I want to segment a dataset containing items (labeled with IDs), and multiple categorical features that take different values (for instance, color takes 'blue', 'orange', 'green'; size takes 'S', 'M', 'L', brand takes 'Brand A', 'Brand B', etc.):
ID | Brand | Color | Size | Price |
---|---|---|---|---|
1 | Brand 1 | Orange | S | 23 |
2 | Brand 2 | Blue | XXL | 3 |
3 | Brand 1 | Green | XXXL | 45 |
4 | Brand 2 | Blue | M | 200 |
I can easily do it by hand for 1 or 2 features (with a small number of values). E.G. if I segment by brand I get:
ID | Brand | Color | Size | Price |
---|---|---|---|---|
1 | Brand 1 | Orange | S | 23 |
3 | Brand 1 | Green | XXXL | 45 |
and
ID | Brand | Color | Size | Price |
---|---|---|---|---|
2 | Brand 2 | Blue | XXL | 3 |
4 | Brand 2 | Blue | M | 200 |
Unfortunately, some features take 10+ values. Moreover, the number of subsets explodes if I want to segment according to more than 1 feature for segmentation.
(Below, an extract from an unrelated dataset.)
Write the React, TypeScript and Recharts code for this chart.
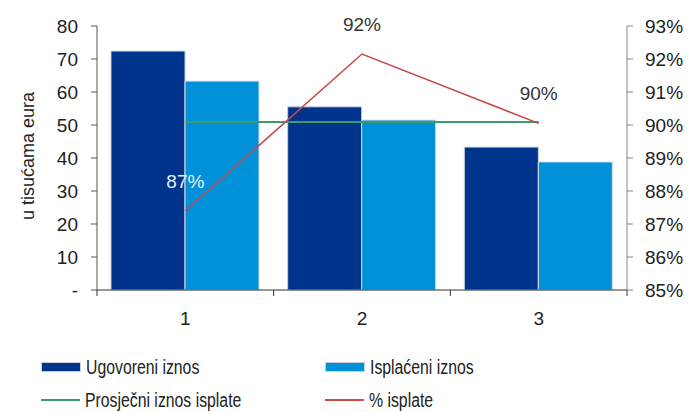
import React from "react";
import {
  ComposedChart,
  Bar,
  Line,
  XAxis,
  YAxis,
  Legend,
  LabelList,
} from "recharts";

const categories = ["1", "2", "3"];
const ugovoreni = [72.4, 55.5, 43.3];
const isplaceni = [63.3, 51.5, 38.8];
const prosjecni = [50.9, 50.9, 50.9];
const postotak = [87.4, 92.15, 90.05];
const postotakLabels = ["87%", "92%", "90%"];
const leftTicks = [0, 10, 20, 30, 40, 50, 60, 70, 80];
const rightTicks = [85, 86, 87, 88, 89, 90, 91, 92, 93];
const leftAxisTitle = "u tisućama eura";

const data = categories.map((c, i) => ({
  cat: c,
  ugovoreni: ugovoreni[i],
  isplaceni: isplaceni[i],
  prosjecni: prosjecni[i],
  postotak: postotak[i],
  label: postotakLabels[i],
}));

const FONT = "'Liberation Sans', Arial, sans-serif";
const DARK = "#00338c";
const LIGHT = "#0091d9";
const GREEN = "#3a9a6a";
const RED = "#c94848";
const BAND = 530 / 3;
const FS = 19;

const XTick = (props: any) => {
  const { x, y, payload, index } = props;
  return (
    <g>
      <line x1={x - BAND / 2} x2={x - BAND / 2} y1={y} y2={y + 6} stroke="#333" />
      {index === categories.length - 1 && (
        <line x1={x + BAND / 2} x2={x + BAND / 2} y1={y} y2={y + 6} stroke="#333" />
      )}
      <text x={x} y={y + 35} textAnchor="middle" fontSize={FS} fill="#222" fontFamily={FONT}>
        {payload.value}
      </text>
    </g>
  );
};

const AxisTitle = () => {
  const cx = 34;
  const cy = 156;
  return (
    <text
      x={cx}
      y={cy}
      transform={`rotate(-90, ${cx}, ${cy})`}
      textAnchor="middle"
      fontSize={18}
      fill="#222"
      fontFamily={FONT}
    >
      {leftAxisTitle}
    </text>
  );
};

const PctLabel = (props: any) => {
  const { x, y, index } = props;
  return (
    <text
      x={x}
      y={y - 23}
      textAnchor="middle"
      fontSize={FS}
      fill={index === 0 ? "#e8ecf4" : "#333"}
      fontFamily={FONT}
    >
      {postotakLabels[index]}
    </text>
  );
};

const LegendContent = () => {
  const item = (left: number, top: number, swatch: React.ReactNode, text: string) => (
    <div style={{ position: "absolute", left, top, display: "flex", alignItems: "center", height: 22 }}>
      {swatch}
      <span
        style={{
          marginLeft: 5,
          fontSize: 20,
          lineHeight: "22px",
          color: "#222",
          fontFamily: FONT,
          display: "inline-block",
          transform: "scaleX(0.79)",
          transformOrigin: "left center",
          whiteSpace: "nowrap",
        }}
      >
        {text}
      </span>
    </div>
  );
  const rect = (c: string) => (
    <div style={{ width: 38, height: 8, background: c, border: "1px solid #c8d0dc" }} />
  );
  const line = (c: string) => <div style={{ width: 39, height: 1.5, background: c }} />;
  return (
    <div style={{ position: "relative", width: 692, height: 72 }}>
      {item(41, 16, rect(DARK), "Ugovoreni iznos")}
      {item(325, 16, rect(LIGHT), "Isplaćeni iznos")}
      {item(41, 49, line(GREEN), "Prosječni iznos isplate")}
      {item(325, 49, line(RED), "% isplate")}
    </div>
  );
};

export default function App() {
  return (
    <div style={{ position: "absolute", left: 0, top: 0, width: 692, height: 412, background: "#fff", overflow: "hidden" }}>
      <ComposedChart
        width={692}
        height={412}
        data={data}
        margin={{ top: 26, right: 0, bottom: 0, left: 0 }}
        barCategoryGap={14}
        barGap={0}
      >
        <XAxis
          dataKey="cat"
          xAxisId="x"
          tick={<XTick />}
          tickLine={false}
          tickSize={0}
          tickMargin={0}
          height={50}
          axisLine={{ stroke: "#333" }}
          interval={0}
        />
        <YAxis
          yAxisId="left"
          orientation="left"
          width={97}
          domain={[0, 80]}
          ticks={leftTicks}
          tickFormatter={(v: number) => (v === 0 ? "-" : String(v))}
          tick={{ fontSize: FS, fill: "#222", fontFamily: FONT }}
          tickSize={6}
          tickMargin={13}
          axisLine={{ stroke: "#555" }}
          tickLine={{ stroke: "#555" }}
        />
        <YAxis
          yAxisId="right"
          orientation="right"
          width={65}
          domain={[85, 93]}
          ticks={rightTicks}
          tickFormatter={(v: number) => `${v}%`}
          tick={{ fontSize: FS, fill: "#222", fontFamily: FONT }}
          tickSize={6}
          tickMargin={12}
          axisLine={{ stroke: "#888" }}
          tickLine={{ stroke: "#888" }}
        />
        <Bar
          xAxisId="x"
          yAxisId="left"
          dataKey="ugovoreni"
          name="Ugovoreni iznos"
          fill={DARK}
          stroke="#c8d0dc"
          strokeWidth={1}
          isAnimationActive={false}
        />
        <Bar
          xAxisId="x"
          yAxisId="left"
          dataKey="isplaceni"
          name="Isplaćeni iznos"
          fill={LIGHT}
          stroke="#d8dde4"
          strokeWidth={1}
          isAnimationActive={false}
        />
        <Line
          xAxisId="x"
          yAxisId="left"
          dataKey="prosjecni"
          name="Prosječni iznos isplate"
          stroke={GREEN}
          strokeWidth={2}
          dot={false}
          isAnimationActive={false}
        />
        <Line
          xAxisId="x"
          yAxisId="right"
          dataKey="postotak"
          name="% isplate"
          stroke={RED}
          strokeWidth={1.5}
          dot={false}
          isAnimationActive={false}
        >
          <LabelList dataKey="label" content={<PctLabel />} />
        </Line>
        <Legend verticalAlign="bottom" height={72} content={<LegendContent />} />
        <AxisTitle />
      </ComposedChart>
    </div>
  );
}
I am trying to test different levels of segmentation (e.g. color + brand, color+brand+size) which is why I don't do it by hand.
I am trying to figure out a function that take the dataframe and a list of features in input and that output all the different subsets but for now, my code is worthless.
Thank you in advance if you think you can help me!